The MLB Hall of Fame-Worthy Player Who Received Zero Votes This Year

Major League Baseball named the newest members of its Hall of Fame today. One noteworthy player in particular was not voted in this year, however. When his numbers are compared with those of his peers, there may be no larger glaring omission (assuming Pete Rose and steroid users are not considered “omissions” at this point) in Cooperstown. Perhaps the second-greatest player to predominantly play his position over a 35-year span, he was not even on the ballot in 2014.

Consider the following stat lines for four former major leaguers:

Player Years WAR* OPS+ HR* R* RBI*
A 1988-2004 3.85 116 12.1 87.0 65.4
B 1981-1997 4.37 114 18.2 85.2 68.6
C 1988-2007 3.11 112 14.0 88.4 56.4
D 1977-1995 4.50 117 14.7 83.4 65.3

WAR*, HR*, R* and RBI* are per 600 plate appearances

All of these players had active seasons that overlapped by at least eight years. So, this is not an exercise in comparing players whose careers were separated by several decades such as, say, Babe Ruth and Ken Griffey, Jr. If Player D, with the best WAR per plate appearance and OPS+ on the list above, was not the greatest player of the group, he was surely as good as any of them. Players A and B are already in the Hall of Fame, while Player C fell a mere two hanging chads short of entry this year after garnering 68.2% of the vote in 2013.

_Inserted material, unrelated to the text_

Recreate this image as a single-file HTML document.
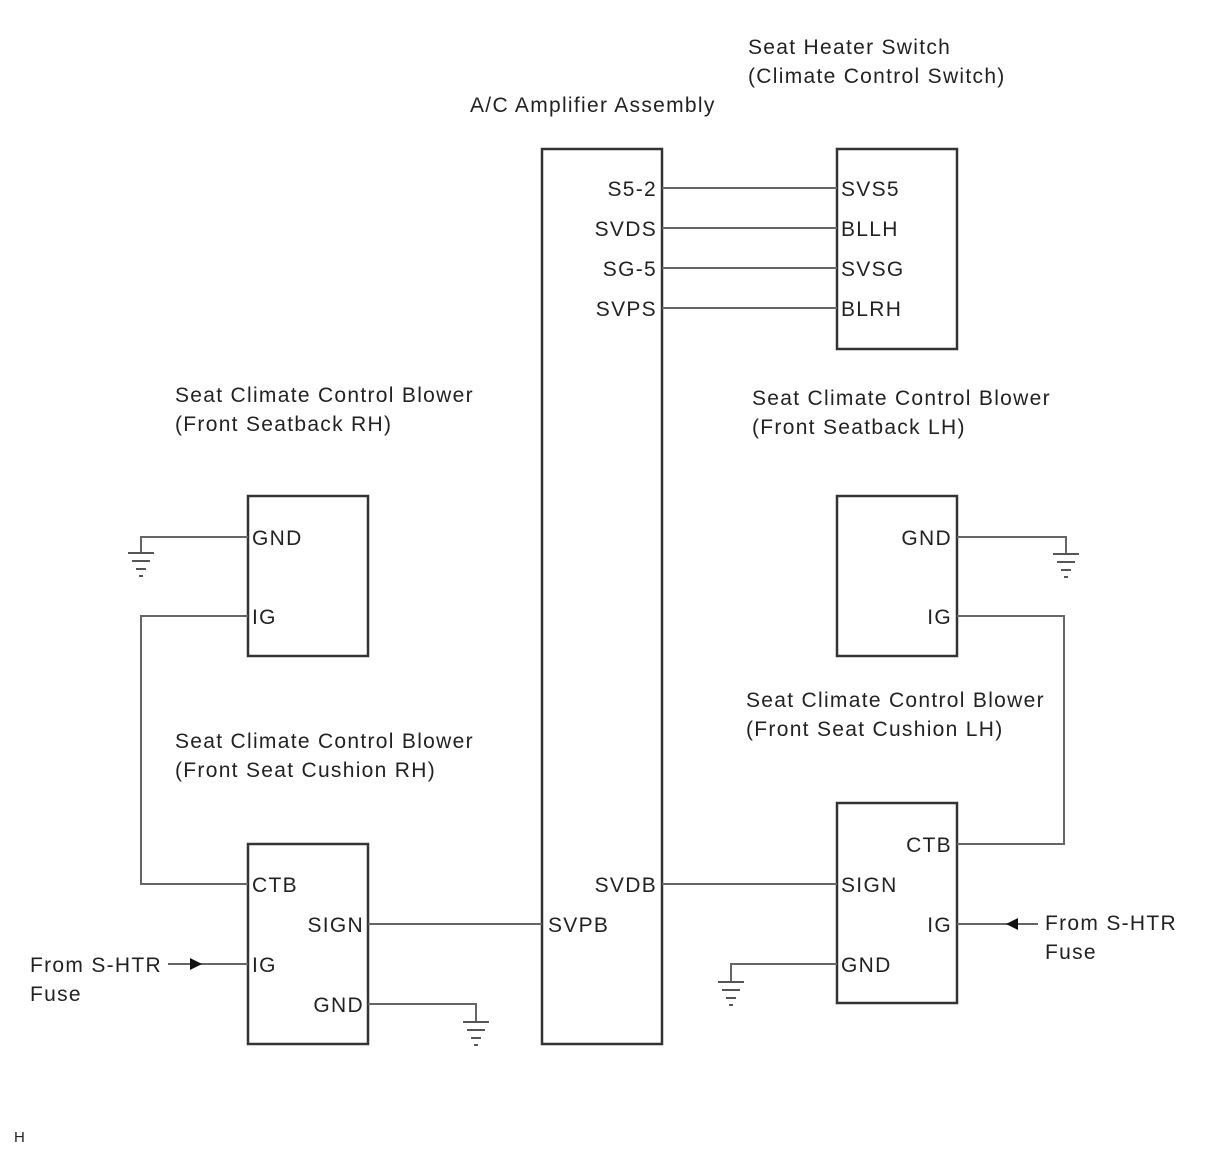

Player D is former Detroit Tigers second baseman, Lou Whitaker. Though his stats match up favorably with Players A (Roberto Alomar), B (Ryne Sandberg) and C (Craig Biggio), he appeared on only 15 total ballots (2.9%) in his first year of eligibility and was subsequently dropped from future Hall of Fame consideration by the Baseball Writers of America.

In the three decades between Jackie Robinson’s retirement and the recent steroid era, Joe Morgan was the only MLB player who predominantly played at second base and was clearly superior to Whitaker. No other second baseman had a stronger line of WAR, OPS+, HR, R and RBI per plate appearance during that span.

Lou Whitaker’s next chance at induction will come in 2015 when the Veteran’s Committee, made up of every living Hall of Fame member, will decide if he should receive a plaque in Cooperstown. If Alomar, Sandberg and Biggio are all in the Hall by then, Whitaker deserves to be alongside them. He certainly should get a lot more than 2.9% of the vote.